The first thing to do is measuring the diameter of the wheels and the axle (distance between the center of the wheels) with a caliper. This is the first measure we can input in the program but, unfortunately, it is not enough precise. Since, as already said, the errors in odometry are cumulative, even a very small error in mechanical parameters estimation can lead to significant error in final positioning. In a real world the wheels are not a perfect circle so we have to input an "average diameter". The wheels don't turn perfectly at a right angle on there axis, in this case too we need an average measure.
In a successive approximation fashion we start correcting parameters until the robot travels on a straight line and for a given distance, extimated with a tape measure, but we experiment that, after some turns and some meters of traveling, the position is stil several centimeters far from where we suppose. The manoeuvre of turning for a given angle may be inaccurate because of wrong axle and/or wrong wheels diameters, these errors can be added or subtracted each other in different ways in different directions of turning. Finding right values could be a very boring job. Fortunately (sometimes it happens) there is a very well experimented method to easily find wich kind of error we have and its magnitude.
At University of Michigan, Johann Borenstein and Liqiang Feng already developed an easy test several years ago:
Using some trigonometry they obtained practical formulas to evaluet how much each parameter affects the final systematic error and also to have an estimation of non-systematic errors. I will not explain what is very well explained in that paper and in a lot of other similar papers, I will discuss instead some practical issues experimented in performing this test, also providing some useful tools.
The video shows how I have executed the test on a flat surface, following the square a little bit smaller than what UMBmark suggests. The test is very easy because we just need a ruler to measure a small distance, but it's very accurate because the robot travels for several meters and cumulates an appreciable error. The test can be performed several times to have an extimation of the repeatibility, i.e. non-systematic errors.
To make easier aligning the robot on the reference system and accurately measuring the returning coordinates, a reference grid can be printed in both A4 format or A3 format according tho the dimesions and/or precision of your robot. As seen on the video some good reference must be choosen on the platform to determine the starting and returning point of the robot. I've choosen a couple of very cheap laser pointer to show points at coordinates +12cm and -12cm ahead and behind the robot, exactly on the Y axis. An example of usage of reference grid can be seen here.
To help computing UMBmark formulas, an Open Office spreadsheet can be downloaded.
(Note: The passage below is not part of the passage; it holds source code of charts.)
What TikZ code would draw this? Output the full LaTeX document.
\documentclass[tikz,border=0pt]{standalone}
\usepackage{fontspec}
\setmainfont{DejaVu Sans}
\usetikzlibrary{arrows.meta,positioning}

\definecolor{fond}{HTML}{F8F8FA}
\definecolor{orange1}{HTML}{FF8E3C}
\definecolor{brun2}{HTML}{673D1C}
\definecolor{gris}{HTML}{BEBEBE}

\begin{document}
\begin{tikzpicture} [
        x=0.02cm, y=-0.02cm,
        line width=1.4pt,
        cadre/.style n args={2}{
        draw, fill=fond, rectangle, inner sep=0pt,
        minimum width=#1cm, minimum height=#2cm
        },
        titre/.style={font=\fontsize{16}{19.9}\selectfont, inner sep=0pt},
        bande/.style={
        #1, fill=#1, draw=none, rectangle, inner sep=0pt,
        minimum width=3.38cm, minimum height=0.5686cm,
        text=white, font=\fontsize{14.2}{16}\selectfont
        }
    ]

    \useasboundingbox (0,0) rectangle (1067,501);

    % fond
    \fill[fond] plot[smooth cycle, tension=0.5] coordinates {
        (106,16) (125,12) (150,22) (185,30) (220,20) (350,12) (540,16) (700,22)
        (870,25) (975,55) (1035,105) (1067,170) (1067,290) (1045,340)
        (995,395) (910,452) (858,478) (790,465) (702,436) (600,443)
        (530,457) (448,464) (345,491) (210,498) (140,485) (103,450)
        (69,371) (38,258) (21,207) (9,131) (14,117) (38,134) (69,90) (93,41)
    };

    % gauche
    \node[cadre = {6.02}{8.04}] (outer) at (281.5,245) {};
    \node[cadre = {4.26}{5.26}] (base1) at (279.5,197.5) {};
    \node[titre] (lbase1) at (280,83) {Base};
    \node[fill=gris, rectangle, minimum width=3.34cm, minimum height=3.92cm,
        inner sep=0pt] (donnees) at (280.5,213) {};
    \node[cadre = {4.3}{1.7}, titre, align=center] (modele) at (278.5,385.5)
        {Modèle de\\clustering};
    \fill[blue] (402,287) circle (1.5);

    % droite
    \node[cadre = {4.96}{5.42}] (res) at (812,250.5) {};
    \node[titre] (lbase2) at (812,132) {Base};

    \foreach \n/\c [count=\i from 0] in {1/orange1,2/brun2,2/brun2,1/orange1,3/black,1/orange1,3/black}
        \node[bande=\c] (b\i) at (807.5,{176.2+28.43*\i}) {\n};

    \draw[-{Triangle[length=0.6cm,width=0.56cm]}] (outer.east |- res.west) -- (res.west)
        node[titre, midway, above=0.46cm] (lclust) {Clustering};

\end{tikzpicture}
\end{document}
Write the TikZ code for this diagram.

Beyond the formulas, an idea about the corrections needed can be graphically acknowledged as soon as the centers of gravity for clockwise and counter-clockwise returning points have been drawn on the reference grid. If you want the exact mathematical reasons for this behavior, you could read every single demonstration on Johann Borenstein paper, but it's not difficult to understand that:
- the center of gravities (CG) for CW and CCW paths falls in opposite quadrants of the reference system, drawing a slanted segment between them
- the length of the segment drawn between CW CG and CCW CG is proportional to error in axle measure only, because it affects the error in the same way on turning both CW or CCW
- the symmetry of this segment with respect to the origin of the reference system (starting point) is proportional to the error in wheels diameter only, since they affect the error in different way turning CW or CCW.
I can tell by experience, that any other method to correct mechanical parameters is more difficult, less precise and more tedious than UMBmark.